Billionaire inventor Elon Musk, founder of electric car pioneer Tesla, has been mired in quite a bit of controversy these days. There have been press battles, a notoriously combative earnings call, and escalating scrutiny of its automating capabilities, notably when it comes to steep production demands for its more mainstream-priced Model S.

Now, Musk and Tesla also facing the complications that come with a former employee turned Securities and Exchange Commission whistleblower.

Among the twists: Although the SEC’s whistleblower protocol is an anonymous process, the circumstances of the tip have been very public.

As reported by the Washington Post and other media sources on July 11, a former Tesla employee, Martin Tripp, who was fired by Tesla, has formally filed a whistleblower tip with the SEC, alleging the automaker lied to investors about material information. Among his allegations is that Tesla continues to use potentially hazardous, punctured batteries in its production process and is cutting corners by reusing previously scrapped parts to meet production demands.

Also in in line with concerns over the material information provided to investors, Tripp claims that Tesla inflated the number of Model 3 vehicles it was producing each week by as much as 44 percent.

The Post reports that Tripp has retained Stuart Meissner, the same New York attorney who represented an anonymous whistleblower in a 2016 case against Monsanto. That whistleblower won $22 million in that case, one of the largest payouts since the SEC began offering awards for actionable tips on securities laws violations.

For its part, prior to Tripp’s official SEC tip, Tesla accused him of being a corporate spy and saboteur and is suing him for at least $1 million in damages.

Musk detailed Tesla’s side of the story in a June 17 memo to employees that was eventually leaked online.

“I was dismayed to learn this weekend about a Tesla employee who had conducted quite extensive and damaging sabotage to our operations. This included making direct code changes to the Tesla Manufacturing Operating System under false usernames and exporting large amounts of highly sensitive Tesla data to unknown third parties,” Musk wrote.

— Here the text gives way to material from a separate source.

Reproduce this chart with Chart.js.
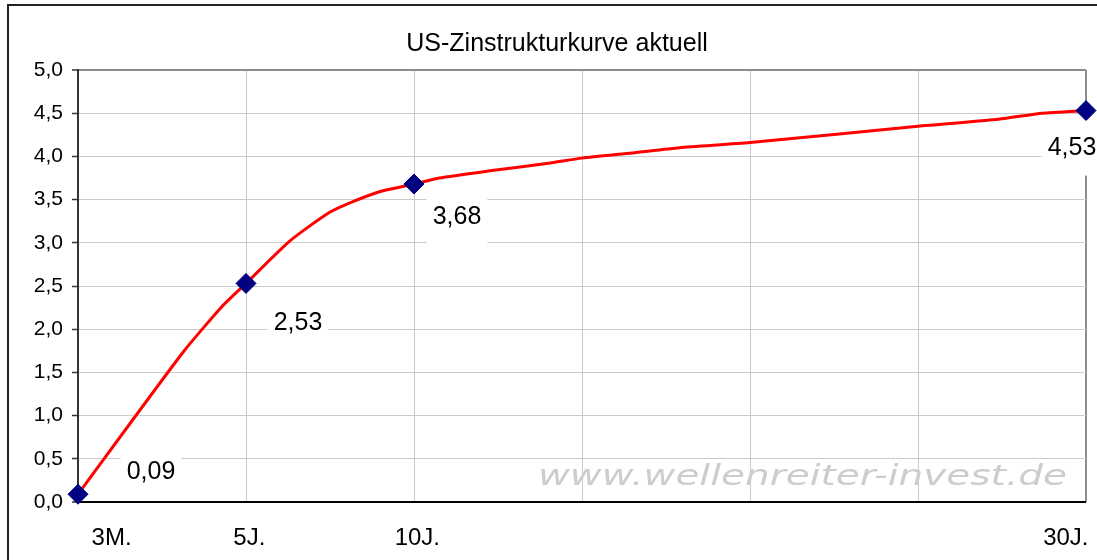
<!DOCTYPE html>
<html>
<head>
<meta charset="utf-8">
<script src="https://cdn.jsdelivr.net/npm/chart.js@4"></script>
<style>
body { margin: 0; background: #fff; }
</style>
</head>
<body>
<canvas id="chart" width="1097" height="560"></canvas>
<script>
// Laufzeit in Jahren (3M. liegt am Achsenanfang)
const curveX = [0, 3.12, 4.28, 5, 6.3, 7.48, 8.2, 9.05, 10, 10.75, 12.2, 14, 15, 16.5, 17.9, 20, 25, 27.4, 28.7, 30];
const curveY = [0.09, 1.73, 2.26, 2.53, 3.02, 3.35, 3.48, 3.60, 3.68, 3.75, 3.83, 3.92, 3.98, 4.04, 4.10, 4.16, 4.35, 4.43, 4.50, 4.53];

const pointX = [0, 5, 10, 30];
const pointY = [0.09, 2.53, 3.68, 4.53];
const pointLabels = ['0,09', '2,53', '3,68', '4,53'];

const xLabels = ['3M.', '5J.', '10J.', '30J.'];
const xLabelPos = [1, 5.1, 10.1, 29.4];

const chartTitle = 'US-Zinstrukturkurve aktuell';

// Verschiebung der Beschriftungen gegenüber den Punkten (px)
const labelOffsets = [[73, -23], [52, 39], [43, 32], [-14, 37]];

const FONT = '"Liberation Sans", Arial, sans-serif';

const framePlugin = {
    id: 'frame',
    beforeDraw(chart) {
        const ctx = chart.ctx;
        ctx.save();
        ctx.fillStyle = '#fff';
        ctx.fillRect(0, 0, chart.width, chart.height);
        ctx.strokeStyle = '#222';
        ctx.lineWidth = 2;
        ctx.strokeRect(8, 5, chart.width + 50, chart.height + 50);
        // Titel
        ctx.fillStyle = '#000';
        ctx.font = '25px ' + FONT;
        ctx.textAlign = 'center';
        ctx.textBaseline = 'alphabetic';
        ctx.fillText(chartTitle, 557, 51);
        ctx.restore();
    }
};

const watermarkPlugin = {
    id: 'watermark',
    beforeDatasetsDraw(chart) {
        const ctx = chart.ctx;
        const text = 'www.wellenreiter-invest.de';
        ctx.save();
        ctx.font = 'italic 29px "DejaVu Sans"';
        ctx.fillStyle = '#cdcdcd';
        ctx.textBaseline = 'middle';
        const w = ctx.measureText(text).width;
        ctx.translate(538, 477);
        ctx.scale(529 / w, 1);
        ctx.fillText(text, 0, 0);
        ctx.restore();
    }
};

const valueLabelPlugin = {
    id: 'valueLabels',
    afterDatasetsDraw(chart) {
        const ctx = chart.ctx;
        const meta = chart.getDatasetMeta(0);
        ctx.save();
        ctx.font = '25px ' + FONT;
        ctx.textAlign = 'center';
        ctx.textBaseline = 'middle';
        meta.data.forEach(function (pt, i) {
            const cx = pt.x + labelOffsets[i][0];
            const cy = pt.y + labelOffsets[i][1];
            const w = ctx.measureText(pointLabels[i]).width + 12;
            ctx.fillStyle = '#fff';
            ctx.fillRect(cx - w / 2, cy - 27, w, 55);
            ctx.fillStyle = '#000';
            ctx.fillText(pointLabels[i], cx, cy + 1);
        });
        ctx.restore();
    }
};

function noSidePadding(s) {
    s.paddingLeft = 0;
    s.paddingRight = 0;
}

const ctx = document.getElementById('chart').getContext('2d');

new Chart(ctx, {
    type: 'scatter',
    data: {
        datasets: [{
            label: 'Punkte',
            data: pointX.map((x, i) => ({ x: x, y: pointY[i] })),
            pointStyle: 'rectRot',
            pointRadius: 10,
            backgroundColor: '#000080',
            borderColor: '#000080',
            borderWidth: 1,
            showLine: false,
            clip: false
        }, {
            label: 'Zinskurve',
            data: curveX.map((x, i) => ({ x: x, y: curveY[i] })),
            showLine: true,
            borderColor: '#ff0000',
            borderWidth: 3,
            pointRadius: 0,
            tension: 0.2,
            fill: false
        }]
    },
    options: {
        responsive: false,
        animation: false,
        layout: { padding: { left: 0, right: 9, top: 70, bottom: 0 } },
        plugins: {
            legend: { display: false },
            tooltip: { enabled: false },
            title: { display: false }
        },
        scales: {
            x: {
                type: 'linear',
                position: 'bottom',
                min: 0,
                max: 30,
                ticks: { display: false, stepSize: 5 },
                border: { display: false },
                grid: {
                    drawTicks: false,
                    color: c => c.tick && c.tick.value === 30 ? '#8c8c8c' : '#cbcbcb',
                    lineWidth: c => c.tick && c.tick.value === 30 ? 2 : 1
                },
                afterFit: s => { s.height = 0; noSidePadding(s); }
            },
            xl: {
                type: 'linear',
                position: 'bottom',
                min: 0,
                max: 30,
                border: { display: false },
                grid: { display: false, drawTicks: false },
                afterBuildTicks: s => { s.ticks = xLabelPos.map(v => ({ value: v })); },
                ticks: {
                    autoSkip: false,
                    maxRotation: 0,
                    padding: 22,
                    color: '#000',
                    font: { family: FONT, size: 24 },
                    callback: (v, i) => xLabels[i]
                },
                afterFit: s => { s.height = 58; noSidePadding(s); }
            },
            y: {
                min: 0,
                max: 5,
                ticks: {
                    stepSize: 0.5,
                    padding: 9,
                    color: '#000',
                    font: { family: FONT, size: 21 },
                    callback: v => v.toFixed(1).replace('.', ',')
                },
                border: { color: '#333', width: 2 },
                grid: {
                    color: c => c.tick.value === 0 ? '#000' : (c.tick.value === 5 ? '#8c8c8c' : '#cbcbcb'),
                    lineWidth: c => (c.tick.value === 0 || c.tick.value === 5) ? 2 : 1,
                    tickColor: '#333',
                    tickLength: 6,
                    tickWidth: 1.5
                },
                afterFit: s => { s.width = 78; }
            }
        }
    },
    plugins: [framePlugin, watermarkPlugin, valueLabelPlugin]
});
</script>
</body>
</html>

The stated motivation, Musk claimed, was that the former employee wanted a promotion that he did not receive.

The memo goes on to suggest a bit of a martyr complex. “As you know, there are a long list of organizations that want Tesla to die,” Musk wrote. “These include Wall Street short-sellers, who have already lost billions of dollars and stand to lose a lot more. Then there are the oil and gas companies … they don’t love the idea of Tesla advancing the progress of solar power and electric cars. Don’t want to blow your mind, but rumor has it that those companies are sometimes not super nice.”

“Then there are the multitude of big gas/diesel car company competitors,” he added. “If they’re willing to cheat so much about emissions, maybe they’re willing to cheat in other ways?”

Although Tripp was not named in the memo, he was in a subsequent lawsuit filed on June 20 in U.S. District Court for the district of Nevada.

“Tesla has only begun to understand the full scope of Tripp’s illegal activity, but he has thus far admitted to writing software that hacked Tesla’s manufacturing operating system and to transferring several gigabytes of Tesla data to outside entities. This includes dozens of confidential photographs and a video of Tesla’s manufacturing systems,” Tesla claims in the lawsuit. “Beyond the misconduct to which Tripp admitted, he also wrote computer code to periodically export Tesla’s data off its network and into the hands of third parties. His hacking software was operating on three separate computer systems of other individuals at Tesla so that the data would be exported even after he left the company and so that those individuals would be falsely implicated as guilty parties.”

Tesla claims that Tripp violated an employment agreement covering the use of proprietary information and company trade secrets. Federal and state trade secrets laws are also cited as violations by the defendant.

Tripp has denied the allegations.

The SEC whistleblower complaint against Tesla raises interesting scenarios for both companies and tipsters. Among the questions raised, aside from the validity of either party’s claims, is whether a “reassignment” of Tripp’s position within the company constitutes either pretaliation or retaliation. The same goes for his termination. Also in play are direct e-mails from Musk to Tripp that could be considered as evidence of intimidation.

Under its whistleblower bounty program, authorized by the Dodd-Frank Act, a whistleblower is eligible for an award if original information provided to the SEC leads to a successful enforcement action. As the program has evolved, the Commission has sharpened its focus on retaliatory efforts that should be rectified for whistleblowers and are subject to corporate fines or other enforcement actions.

The additional message from the SEC over the years: It can not only bring an enforcement action when there is retaliation, it also has the authority to act against “pretaliation,” typically in the various confidentiality and severance agreements many companies require both incoming and outgoing employees to sign.

In April 2015, the SEC announced its first enforcement action against a company for, in its words, “using improperly restrictive language in confidentiality agreements with the potential to stifle the whistleblowing process.”

How—or if—any of these whistleblower initiatives will come to bear on Tripp’s compliant will, for now, remain a question addressed behind closed doors, despite a very public lawsuit and media volley.